Sibylla was crowned alone, as sole Queen. Before her crowning Sibylla agreed with oppositional court members that she would annul her own marriage to please them, as long as she would be given free rein to choose her next husband. (This followed the precedent of her own parents.) The leaders of the Haute Cour agreed, and Sibylla was crowned forthwith. To their astonishment, Sibylla immediately announced that she chose Guy as her husband, and crowned him.
Of Queen Sibylla’s right to rule, Bernard Hamilton wrote “there is no real doubt, following the precedent of Melisende, that Sibylla, as the elder daughter of King Amalric, had the best claim to the throne; equally, there could be no doubt after the ceremony that Guy only held the crown matrimonial.”
Sibylla’s reign
Sibylla had shown great cunning and political prowess in her dealings with the members of the opposition faction. She had some support from her maternal relations, the Courtenay family (the former dynasty of the County of Edessa) and their allies and vassals, while her rivals were led by Raymond of Tripoli, who had a claim to the throne in his own right, the Ibelin family and the dowager queen in Nablus on behalf of Isabella.
Queen Sibylla’s chief concern was to check the progress of Saladin’s armies as they advanced into the kingdom. Guy and Raymond were dispatched to the front with the entire fighting strength of the kingdom, but their inability to cooperate was fatal, and Saladin routed them at the Battle of Hattin on July 4, 1187. Guy was among the prisoners. The dowager queen joined her stepdaughter in Jerusalem as Saladin’s army advanced. By September 1187, Saladin was besieging the Holy City, and Sibylla personally led the defence, along with Patriarch Eraclius and Balian of Ibelin, who had survived Hattin. Jerusalem capitulated on October 2, and Sibylla was permitted to escape to Tripoli with her daughters.
Death
Guy was released from his imprisonment in Damascus in 1188, when Saladin realized that returning him would cause strife in the crusader camp and that Guy was a less capable leader than certain others who now held sway. The queen joined him when they marched on Tyre in 1189, the only city in the kingdom that had not fallen. Conrad of Montferrat, brother of Sibylla’s first husband William, had taken charge of the city’s defences. However, he denied them entrance, refusing to recognise Guy’s claim to the remnant of the kingdom, and asserting his own claim to hold it until the arrival of the kings from Europe (in accordance with Baldwin IV’s will). After about a month spent outside the city’s walls, the queen followed Guy when he led a vanguard of the newly arrived Third Crusade against Muslim-held Acre, desiring to make that town the seat of the kingdom. Guy besieged the town for two years (see Siege of Acre).

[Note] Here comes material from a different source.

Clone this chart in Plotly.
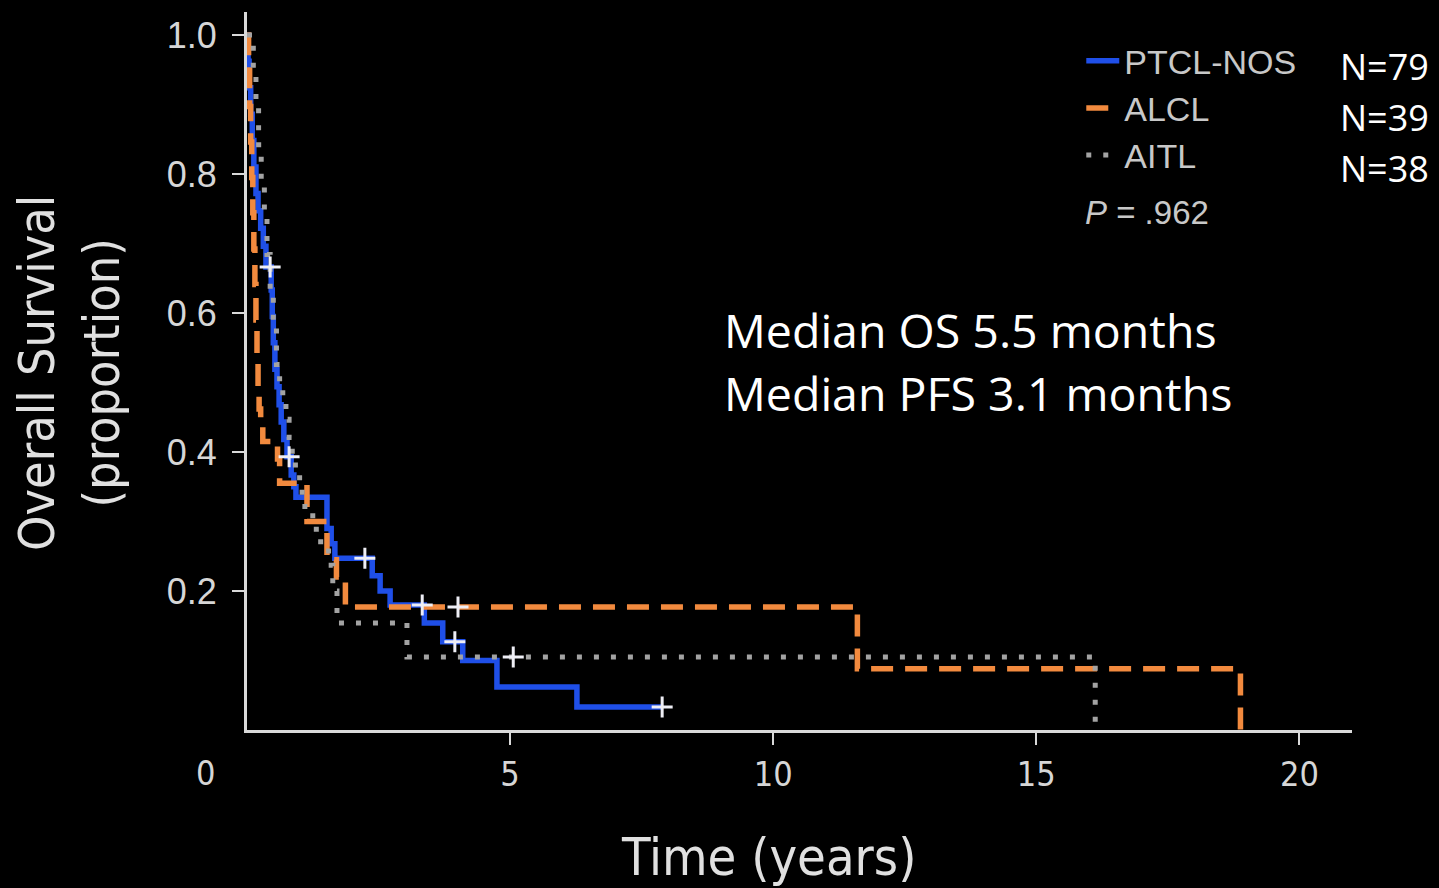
import plotly.graph_objects as go

# Kaplan-Meier step data (time in years, survival proportion after each step)
ptcl_t = [0, 0.02, 0.04, 0.07, 0.10, 0.13, 0.17, 0.21, 0.26, 0.31, 0.36, 0.46, 0.48, 0.50,
          0.53, 0.57, 0.61, 0.65, 0.70, 0.76, 0.84, 0.89, 0.93, 1.52, 1.60, 1.67, 2.38,
          2.53, 2.72, 3.37, 3.72, 4.10, 4.75, 6.27, 7.89]
ptcl_s = [1.0, 0.962, 0.924, 0.886, 0.848, 0.810, 0.772, 0.747, 0.722, 0.696, 0.666, 0.633,
          0.595, 0.557, 0.519, 0.494, 0.468, 0.443, 0.418, 0.393, 0.367, 0.350, 0.335, 0.290,
          0.268, 0.247, 0.222, 0.200, 0.180, 0.154, 0.127, 0.100, 0.062, 0.033, 0.033]

alcl_t = [0, 0.03, 0.05, 0.07, 0.09, 0.11, 0.13, 0.15, 0.17, 0.19, 0.21, 0.23, 0.26, 0.30,
          0.58, 0.62, 1.14, 1.52, 1.70, 1.87, 11.60, 18.88]
alcl_s = [1.0, 0.949, 0.897, 0.846, 0.795, 0.744, 0.692, 0.641, 0.590, 0.538, 0.487, 0.462,
          0.436, 0.415, 0.390, 0.355, 0.300, 0.245, 0.220, 0.177, 0.088, 0.0]

aitl_t = [0, 0.12, 0.17, 0.22, 0.27, 0.33, 0.38, 0.44, 0.50, 0.56, 0.62, 0.68, 0.74, 0.80,
          0.86, 0.92, 1.00, 1.10, 1.25, 1.40, 1.55, 1.63, 1.71, 3.04, 16.12]
aitl_s = [1.0, 0.947, 0.895, 0.842, 0.789, 0.737, 0.684, 0.632, 0.579, 0.526, 0.500, 0.474,
          0.447, 0.421, 0.395, 0.368, 0.342, 0.316, 0.289, 0.263, 0.237, 0.200, 0.154, 0.105,
          0.0]

# Censored observations
cens_t = [0.44, 0.80, 2.24, 3.33, 3.95, 7.89, 4.01, 5.06]
cens_s = [0.666, 0.393, 0.247, 0.180, 0.127, 0.033, 0.177, 0.105]

x_ticks = [5, 10, 15, 20]
y_ticks = [0.2, 0.4, 0.6, 0.8, 1.0]
y_tick_text = ["0.2", "0.4", "0.6", "0.8", "1.0"]

series_names = ["PTCL-NOS", "ALCL", "AITL"]
series_n = ["N=79", "N=39", "N=38"]

BLUE = "#1f4fe8"
ORANGE = "#f28a3e"
GRAY = "#a3a3a3"
AXIS = "#d9d9d9"
NARROW = "Liberation Sans Narrow, DejaVu Sans Condensed, Arial Narrow, sans-serif"
ARIAL = "Liberation Sans, Arial, sans-serif"
BODY = "Open Sans, Noto Sans, sans-serif"

fig = go.Figure()

fig.add_trace(go.Scatter(x=ptcl_t, y=ptcl_s, mode="lines", line_shape="hv",
                         name=series_names[0], legendgroup="a",
                         line=dict(color=BLUE, width=5.5)))
fig.add_trace(go.Scatter(x=alcl_t, y=alcl_s, mode="lines", line_shape="hv",
                         name=series_names[1], legendgroup="b",
                         line=dict(color=ORANGE, width=5.5, dash="22px,12px")))
fig.add_trace(go.Scatter(x=aitl_t, y=aitl_s, mode="lines", line_shape="hv",
                         name=series_names[2], legendgroup="c",
                         line=dict(color=GRAY, width=5, dash="5px,12px")))
fig.add_trace(go.Scatter(x=cens_t, y=cens_s, mode="markers", showlegend=False,
                         marker=dict(symbol="cross-thin", size=15,
                                     line=dict(color="#eeeef5", width=3))))

fig.update_layout(
    width=1439, height=888,
    margin=dict(l=247, r=87, t=12, b=158),
    paper_bgcolor="#000000", plot_bgcolor="#000000",
    showlegend=True,
    legend=dict(x=0.755, y=0.972, xanchor="left", yanchor="top",
                bgcolor="rgba(0,0,0,0)", font=dict(family=ARIAL, size=34, color="#c8c8c8"),
                itemwidth=33, tracegroupgap=0, traceorder="grouped"),
    xaxis=dict(range=[0, 21.0], tickvals=x_ticks, showgrid=False, zeroline=False,
               showline=True, linecolor=AXIS, linewidth=3,
               ticks="outside", ticklen=12, tickwidth=2, tickcolor=AXIS,
               tickfont=dict(family=NARROW, size=34, color="#d6d6d6")),
    yaxis=dict(range=[0, 1.033], tickvals=y_ticks, ticktext=y_tick_text,
               showgrid=False, zeroline=False,
               showline=True, linecolor=AXIS, linewidth=3,
               ticks="outside", ticklen=12, tickwidth=2, tickcolor=AXIS,
               ticklabelstandoff=8,
               tickfont=dict(family=ARIAL, size=36, color="#d6d6d6")),
)

def px_x(p):
    return (p - 247) / 1105.0

def px_y(p):
    return (730 - p) / 718.0

annotations = [
    dict(text="0", x=px_x(205), y=px_y(773), font=dict(family=NARROW, size=34, color="#d6d6d6")),
    dict(text="Overall Survival<br>(proportion)", x=px_x(70), y=px_y(373), textangle=-90,
         font=dict(family=NARROW, size=50, color="#e0e0e0")),
    dict(text="Time (years)", x=px_x(768), y=px_y(857),
         font=dict(family=NARROW, size=52, color="#e0e0e0")),
    dict(text="<i>P</i> = .962", x=px_x(1083), y=px_y(212), xanchor="left",
         font=dict(family=ARIAL, size=33, color="#c8c8c8")),
    dict(text="Median OS 5.5 months", x=px_x(722), y=px_y(330), xanchor="left",
         font=dict(family=BODY, size=46.5, color="#ffffff")),
    dict(text="Median PFS 3.1 months", x=px_x(722), y=px_y(393), xanchor="left",
         font=dict(family=BODY, size=46.5, color="#ffffff")),
]
for label, yc in zip(series_n, [67, 117, 168]):
    annotations.append(dict(text=label, x=px_x(1338), y=px_y(yc), xanchor="left",
                            font=dict(family=BODY, size=36, color="#ffffff")))

for a in annotations:
    a.setdefault("xanchor", "center")
    a.update(xref="paper", yref="paper", showarrow=False, yanchor="middle")
fig.update_layout(annotations=annotations)

fig.write_html("out.html")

There, during the stalemate in July or August, possibly July 25, 1190, Sibylla died in an epidemic which was sweeping through the military camp. Her two young daughters had also died some days earlier. (Acre was afterwards conquered in July 1191, mostly by troops brought by Philip II of France and Richard I of England).
Bernard Hamilton wrote “had Sibylla lived in more peaceful times she would have exercised a great deal of power since her husband’s authority patently derived from her”, and that only the conquest by Saladin brought her rule to a speedy end. Her legal successor was her half-sister Isabella, who was forced to end her marriage to Humphrey of Toron and instead to marry Conrad, but Guy refused to relinquish his crown until an election in 1192.
In fiction
Sibylla has appeared in several novels, notably Zofia Kossak-Szczucka’s Król trędowaty (The Leper King), Graham Shelby’s The Knights of Dark Renown, and Cecelia Holland’s Jerusalem. Holland makes her the heroine of her novel, but ignores her known devotion to Guy to invent a doomed romance for her with a Templar Knight.
A fictionalized version of Sibylla is played by Eva Green in the 2005 movie Kingdom of Heaven. In this, she is depicted as unhappily married, and has an affair with an equally fictionalized version of Balian of Ibelin. In the movie, she does not want Guy to take the throne and participates in a failed plot for his murder. In the Director’s Cut, it is suggested that she poisons her son, Baldwin V, to spare him from suffering from leprosy. Instead of rejoining her husband after his release, she leaves for France with Balian.